→ **Source excerpt**

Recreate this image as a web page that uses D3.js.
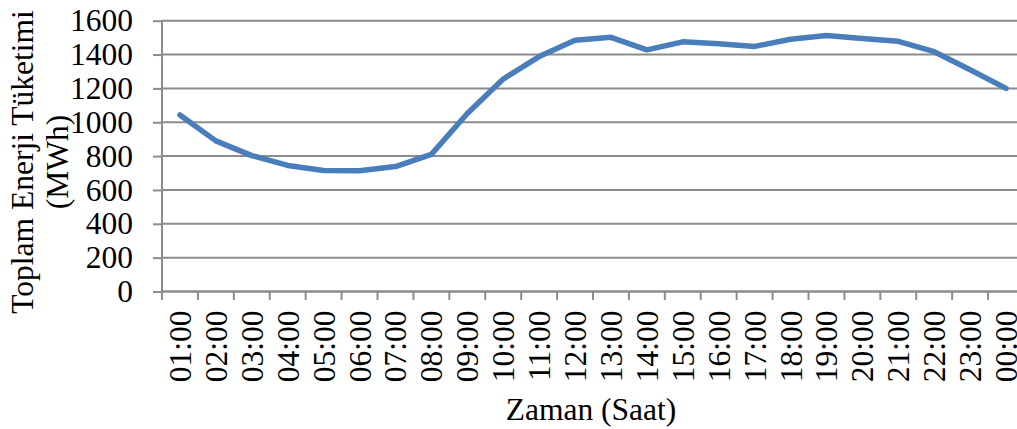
<!DOCTYPE html>
<html>
<head>
<meta charset="utf-8">
<script src="https://cdn.jsdelivr.net/npm/d3@7"></script>
<style>
  body { margin: 0; background: #fff; }
  svg { display: block; overflow: hidden; }
  .tickText { font-family: "Liberation Serif", "Times New Roman", serif; font-size: 31.5px; fill: #000; }
  .titleText { font-family: "Liberation Serif", "Times New Roman", serif; font-size: 31.5px; fill: #000; }
</style>
</head>
<body>
<svg id="chart"></svg>
<script>
var hours = ["01:00","02:00","03:00","04:00","05:00","06:00","07:00","08:00","09:00","10:00","11:00","12:00",
             "13:00","14:00","15:00","16:00","17:00","18:00","19:00","20:00","21:00","22:00","23:00","00:00"];
var consumption = [1043, 890, 803, 745, 715, 713, 738, 810, 1052, 1255, 1388, 1485,
                   1502, 1428, 1475, 1464, 1448, 1490, 1513, 1495, 1478, 1417, 1310, 1200];
var yTicks = [0, 200, 400, 600, 800, 1000, 1200, 1400, 1600];

var width = 1017, height = 429;
var plot_left = 162, plot_right = 1024, plot_top = 20.7, plot_bottom = 291.5;
var grid_color = "#8c8c8c";

var svg = d3.select("#chart").attr("width", width).attr("height", height);

var x = d3.scaleBand().domain(hours).range([plot_left, plot_right]).padding(0);
var y = d3.scaleLinear().domain([0, 1600]).range([plot_bottom, plot_top]);

// horizontal gridlines
svg.selectAll(".grid")
    .data(yTicks)
    .enter().append("line")
    .attr("class", "grid")
    .attr("x1", plot_left)
    .attr("x2", plot_right)
    .attr("y1", function(d) { return y(d); })
    .attr("y2", function(d) { return y(d); })
    .attr("stroke", grid_color)
    .attr("stroke-width", 2);

// y axis
var yAxis = svg.append("g")
    .attr("transform", "translate(" + plot_left + ",0)")
    .call(d3.axisLeft(y).tickValues(yTicks).tickFormat(d3.format("d"))
        .tickSize(9).tickPadding(20).tickSizeOuter(0));
yAxis.select(".domain").attr("stroke", grid_color).attr("stroke-width", 2)
    .attr("d", "M0," + plot_top + "V" + (plot_bottom + 8.5));
yAxis.selectAll(".tick line").attr("stroke", grid_color).attr("stroke-width", 2);
yAxis.selectAll(".tick text").attr("class", "tickText").attr("font-size", null).attr("font-family", null);

// x axis labels, rotated
var xAxis = svg.append("g")
    .attr("transform", "translate(0," + plot_bottom + ")")
    .call(d3.axisBottom(x).tickSize(0).tickSizeOuter(0));
xAxis.select(".domain").remove();
xAxis.selectAll(".tick text")
    .attr("class", "tickText")
    .attr("font-size", null).attr("font-family", null)
    .attr("transform", "rotate(-90)")
    .attr("text-anchor", "end")
    .attr("x", -19)
    .attr("y", 0)
    .attr("dy", "0.35em");

// x axis line and boundary ticks
svg.append("line")
    .attr("x1", plot_left).attr("x2", plot_right)
    .attr("y1", y(0)).attr("y2", y(0))
    .attr("stroke", grid_color).attr("stroke-width", 2);

svg.selectAll(".xTick")
    .data(hours)
    .enter().append("line")
    .attr("class", "xTick")
    .attr("x1", function(d) { return x(d); })
    .attr("x2", function(d) { return x(d); })
    .attr("y1", y(0))
    .attr("y2", y(0) + 8.5)
    .attr("stroke", grid_color)
    .attr("stroke-width", 2);

// consumption line
var line = d3.line()
    .x(function(d, i) { return x(hours[i]) + x.bandwidth() / 2; })
    .y(function(d) { return y(d); });

svg.append("path")
    .datum(consumption)
    .attr("d", line)
    .attr("fill", "none")
    .attr("stroke", "#4a7ebb")
    .attr("stroke-width", 5.5)
    .attr("stroke-linejoin", "round")
    .attr("stroke-linecap", "round");

// axis titles
svg.append("text")
    .attr("class", "titleText")
    .attr("text-anchor", "middle")
    .attr("x", (plot_left + plot_right) / 2 - 2)
    .attr("y", 420)
    .text("Zaman (Saat)");

var yTitle = svg.append("text")
    .attr("class", "titleText")
    .attr("text-anchor", "middle")
    .attr("transform", "translate(33,162) rotate(-90)");
yTitle.append("tspan").attr("x", 0).attr("y", 0).text("Toplam Enerji Tüketimi");
yTitle.append("tspan").attr("x", 0).attr("y", 35).text("(MWh)");
</script>
</body>
</html>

→ **Goal**
Copy out every line of the material above exactly, skipping the pictures.

→ **Result**
Recreate this image as a web page that uses D3.js.
<!DOCTYPE html>
<html>
<head>
<meta charset="utf-8">
<script src="https://cdn.jsdelivr.net/npm/d3@7"></script>
<style>
  body { margin: 0; background: #fff; }
  svg { display: block; overflow: hidden; }
  .tickText { font-family: "Liberation Serif", "Times New Roman", serif; font-size: 31.5px; fill: #000; }
  .titleText { font-family: "Liberation Serif", "Times New Roman", serif; font-size: 31.5px; fill: #000; }
</style>
</head>
<body>
<svg id="chart"></svg>
<script>
var hours = ["01:00","02:00","03:00","04:00","05:00","06:00","07:00","08:00","09:00","10:00","11:00","12:00",
             "13:00","14:00","15:00","16:00","17:00","18:00","19:00","20:00","21:00","22:00","23:00","00:00"];
var consumption = [1043, 890, 803, 745, 715, 713, 738, 810, 1052, 1255, 1388, 1485,
                   1502, 1428, 1475, 1464, 1448, 1490, 1513, 1495, 1478, 1417, 1310, 1200];
var yTicks = [0, 200, 400, 600, 800, 1000, 1200, 1400, 1600];

var width = 1017, height = 429;
var plot_left = 162, plot_right = 1024, plot_top = 20.7, plot_bottom = 291.5;
var grid_color = "#8c8c8c";

var svg = d3.select("#chart").attr("width", width).attr("height", height);

var x = d3.scaleBand().domain(hours).range([plot_left, plot_right]).padding(0);
var y = d3.scaleLinear().domain([0, 1600]).range([plot_bottom, plot_top]);

// horizontal gridlines
svg.selectAll(".grid")
    .data(yTicks)
    .enter().append("line")
    .attr("class", "grid")
    .attr("x1", plot_left)
    .attr("x2", plot_right)
    .attr("y1", function(d) { return y(d); })
    .attr("y2", function(d) { return y(d); })
    .attr("stroke", grid_color)
    .attr("stroke-width", 2);

// y axis
var yAxis = svg.append("g")
    .attr("transform", "translate(" + plot_left + ",0)")
    .call(d3.axisLeft(y).tickValues(yTicks).tickFormat(d3.format("d"))
        .tickSize(9).tickPadding(20).tickSizeOuter(0));
yAxis.select(".domain").attr("stroke", grid_color).attr("stroke-width", 2)
    .attr("d", "M0," + plot_top + "V" + (plot_bottom + 8.5));
yAxis.selectAll(".tick line").attr("stroke", grid_color).attr("stroke-width", 2);
yAxis.selectAll(".tick text").attr("class", "tickText").attr("font-size", null).attr("font-family", null);

// x axis labels, rotated
var xAxis = svg.append("g")
    .attr("transform", "translate(0," + plot_bottom + ")")
    .call(d3.axisBottom(x).tickSize(0).tickSizeOuter(0));
xAxis.select(".domain").remove();
xAxis.selectAll(".tick text")
    .attr("class", "tickText")
    .attr("font-size", null).attr("font-family", null)
    .attr("transform", "rotate(-90)")
    .attr("text-anchor", "end")
    .attr("x", -19)
    .attr("y", 0)
    .attr("dy", "0.35em");

// x axis line and boundary ticks
svg.append("line")
    .attr("x1", plot_left).attr("x2", plot_right)
    .attr("y1", y(0)).attr("y2", y(0))
    .attr("stroke", grid_color).attr("stroke-width", 2);

svg.selectAll(".xTick")
    .data(hours)
    .enter().append("line")
    .attr("class", "xTick")
    .attr("x1", function(d) { return x(d); })
    .attr("x2", function(d) { return x(d); })
    .attr("y1", y(0))
    .attr("y2", y(0) + 8.5)
    .attr("stroke", grid_color)
    .attr("stroke-width", 2);

// consumption line
var line = d3.line()
    .x(function(d, i) { return x(hours[i]) + x.bandwidth() / 2; })
    .y(function(d) { return y(d); });

svg.append("path")
    .datum(consumption)
    .attr("d", line)
    .attr("fill", "none")
    .attr("stroke", "#4a7ebb")
    .attr("stroke-width", 5.5)
    .attr("stroke-linejoin", "round")
    .attr("stroke-linecap", "round");

// axis titles
svg.append("text")
    .attr("class", "titleText")
    .attr("text-anchor", "middle")
    .attr("x", (plot_left + plot_right) / 2 - 2)
    .attr("y", 420)
    .text("Zaman (Saat)");

var yTitle = svg.append("text")
    .attr("class", "titleText")
    .attr("text-anchor", "middle")
    .attr("transform", "translate(33,162) rotate(-90)");
yTitle.append("tspan").attr("x", 0).attr("y", 0).text("Toplam Enerji Tüketimi");
yTitle.append("tspan").attr("x", 0).attr("y", 35).text("(MWh)");
</script>
</body>
</html>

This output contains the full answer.